In fact, Rogers has spent 18 months building an audience intelligence platform with profiles of over 15 million Canadians in an effort to try and predict what they want and to better provide myriad products and services. “What that tells us is just mind-boggling… It’s unbelievable what that data can tell you,” said Pelley.
(Ed note: We’ve asked Pelley for an interview to find out more on this and hope to have something further in the coming days.)
Of course, privacy is always raised as the number one reason why set top data can’t be used. It’s a myth, say many. Netflix bases its programming decisions directly on the viewing habits of their subscribers, which they take straight from their subscribers as they choose and watch. Cable, satellite and IPTV companies would be doing nothing different if they began employing STB data in their programming and advertising decisions. There are no privacy concerns as long as the individual customer’s data is treated confidentially, perhaps through a third party such as Rentrak in the U.S., which is an aggregator of American STB viewership data.
Of course, the industry must be 100% open about what it is doing and reassure its customers it is doing nothing different than what Google or Amazon or YouTube or Wal-Mart is doing – and give them the option to opt out, as Bell has here.
Even the Rogers recommendation engine currently available on its Nextbox 2.0 platform can only make those recommendations by knowing what its owner has watched in the past.
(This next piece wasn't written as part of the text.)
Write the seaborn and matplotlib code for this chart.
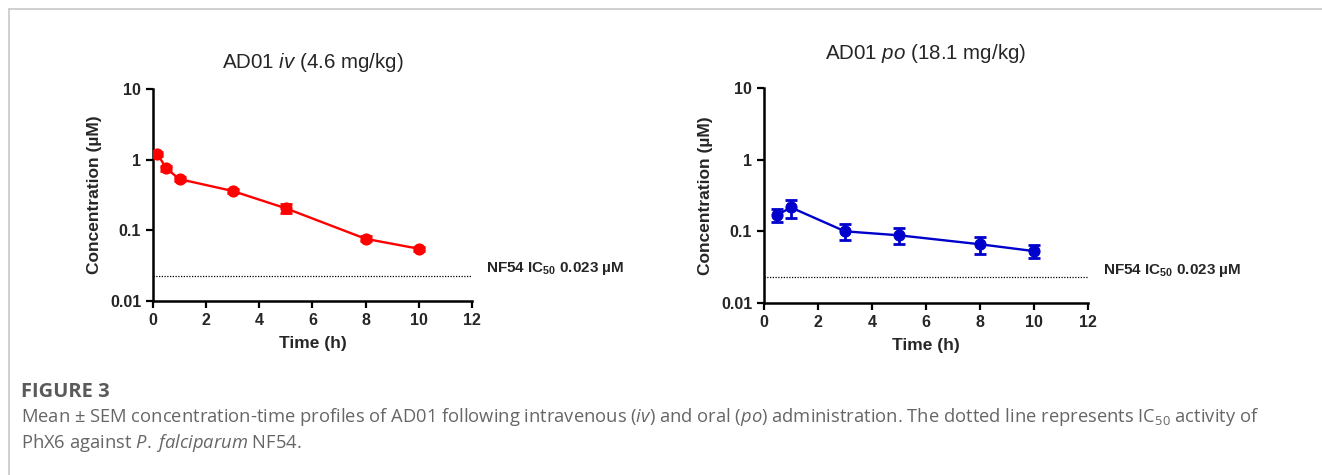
import numpy as np
import pandas as pd
import seaborn as sns
import matplotlib.pyplot as plt
from matplotlib.lines import Line2D
from matplotlib.ticker import FixedLocator, FixedFormatter, NullLocator

# Data (mean +/- SEM, uM)
iv_time = [0.17, 0.5, 1, 3, 5, 8, 10]
iv_conc = [1.2, 0.75, 0.53, 0.36, 0.205, 0.076, 0.055]
iv_sem = [0.08, 0.05, 0.03, 0.02, 0.03, 0.006, 0.004]

po_time = [0.5, 1, 3, 5, 8, 10]
po_conc = [0.17, 0.215, 0.10, 0.088, 0.066, 0.053]
po_sem = [0.035, 0.06, 0.025, 0.022, 0.017, 0.011]

ic50 = 0.023
y_ticks = [0.01, 0.1, 1, 10]
y_labels = ["0.01", "0.1", "1", "10"]
x_ticks = [0, 2, 4, 6, 8, 10, 12]

sns.set_style("ticks")
plt.rcParams['font.family'] = ['Liberation Sans', 'DejaVu Sans']
plt.rcParams['mathtext.fontset'] = 'custom'
plt.rcParams['mathtext.rm'] = 'Open Sans'
plt.rcParams['mathtext.it'] = 'Open Sans:italic'
plt.rcParams['mathtext.bf'] = 'Liberation Sans:bold'
plt.rcParams['mathtext.sf'] = 'Liberation Sans:italic'

fig = plt.figure(figsize=(13.22, 4.75), dpi=100)
ax1 = fig.add_axes([0.1157, 0.366, 0.2413, 0.447])
ax2 = fig.add_axes([0.5779, 0.362, 0.2451, 0.453])

panels = [
    (ax1, iv_time, iv_conc, iv_sem, "#ff0000", r"AD01 $\mathsf{iv}$ (4.6 mg/kg)", 15),
    (ax2, po_time, po_conc, po_sem, "#0000cc", r"AD01 $\mathsf{po}$ (18.1 mg/kg)", 21),
]

for ax, t, c, s, col, title, pad in panels:
    df = pd.DataFrame({"Time": t, "Conc": c})
    ax.errorbar(t, c, yerr=s, fmt="none", ecolor=col, elinewidth=2,
                capsize=4, capthick=2, zorder=3)
    sns.lineplot(data=df, x="Time", y="Conc", ax=ax, color=col, marker="o",
                 markersize=8, markeredgecolor=col, linewidth=1.7, zorder=4)
    ax.axhline(ic50, color="black", linestyle=(0, (1, 1.2)), linewidth=0.9)
    ax.set_yscale("log")
    ax.set_xlim(0, 12)
    ax.set_ylim(0.01, 10)
    ax.xaxis.set_major_locator(FixedLocator(x_ticks))
    ax.yaxis.set_major_locator(FixedLocator(y_ticks))
    ax.yaxis.set_major_formatter(FixedFormatter(y_labels))
    ax.yaxis.set_minor_locator(NullLocator())
    ax.set_xlabel("Time (h)", fontsize=12.5, fontweight="bold", labelpad=6)
    ax.set_ylabel("Concentration (µM)", fontsize=12.5, fontweight="bold", labelpad=6)
    ax.set_title(title, fontsize=14.8, pad=pad)
    ax.tick_params(axis="both", labelsize=11.5, width=1.6, length=5, color="black")
    for lab in ax.get_xticklabels() + ax.get_yticklabels():
        lab.set_fontweight("bold")
    for side in ["left", "bottom"]:
        ax.spines[side].set_linewidth(1.8)
        ax.spines[side].set_color("black")
    sns.despine(ax=ax)
    ax.text(1.045, ic50 * 1.25, r"NF54 IC$_{\mathbf{50}}$ 0.023 µM",
            transform=ax.get_yaxis_transform(), fontsize=11, fontweight="bold",
            va="center", ha="left", clip_on=False)

# page frame
fig.add_artist(Line2D([9 / 1322, 1], [1 - 9 / 475, 1 - 9 / 475],
                      transform=fig.transFigure, color="#c8c8c8", lw=1.2))
fig.add_artist(Line2D([9 / 1322, 9 / 1322], [0, 1 - 9 / 475],
                      transform=fig.transFigure, color="#c8c8c8", lw=1.2))

# caption
fig.text(21 / 1322, 1 - 392 / 475, "FIGURE 3", fontsize=14.5, fontweight="bold",
         family="Open Sans", color="#5a5a5a", va="center")
fig.text(21 / 1322, 1 - 417 / 475,
         r"Mean ± SEM concentration-time profiles of AD01 following intravenous ($\it{iv}$) "
         r"and oral ($\it{po}$) administration. The dotted line represents IC$_{50}$ activity of",
         fontsize=13.2, family="Open Sans", color="#666666", va="center")
fig.text(21 / 1322, 1 - 443 / 475,
         r"PhX6 against $\it{P.\;falciparum}$ NF54.",
         fontsize=13.2, family="Open Sans", color="#666666", va="center")

fig.savefig("out.png", dpi=100)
With all this data gathering already in the market, the “privacy” concern seems an unwarranted roadblock to the use of STB viewership data.
We’ve also learned the issue of STB data is front-and-centre with the Commission as well, having been the subject of a number of recent meetings the industry has been called to with the CRTC. In December, vice-chair broadcasting Tom Pentefountas launched a fact-finding mission by sending letters to all industry stakeholders asking them to come in and talk about STB data.
"Let’s get with the 21st century here. TV is being disadvantaged."
“Our pitch is ‘let’s get with the 21st century here. TV is being disadvantaged. When we go on the web, we can tell you all sorts of information about who goes on our web site, so no wonder advertisers are flocking to web based media’,” one broadcaster who asked not to be named told Cartt.ca. “We’re all wringing our hands about the broadcasting system and cord-cutting. Well, if we could be more competitive in tracking, collectively, I could tell you more about who is watching and can better program and schedule.”
Besides the privacy straw man, there are two other more real issues blocking the use of STB data. One, the BDUs have not said so outright, but some fear the carriers want to be paid to give up such data; and two, the big BDUs (all of whom are vertically integrated) have seen the data and perhaps they don’t really want everyone to know what’s really being watched and when.
However, “if everybody has this data, you can make a much more compelling pitch to advertisers. Everybody can,” said the broadcaster. “As long as it’s kind of in-secret, even the BDUs can’t use it.”
As Mr. Iqbal pointed out, this is a Big Data world now where algorithms are successfully predicting what is going to be a hit, what you want to watch and which ad will appeal to you. It’s certainly well past time Canadian BDUs and broadcasters gathered and deployed set-top data to improve, even save, their businesses.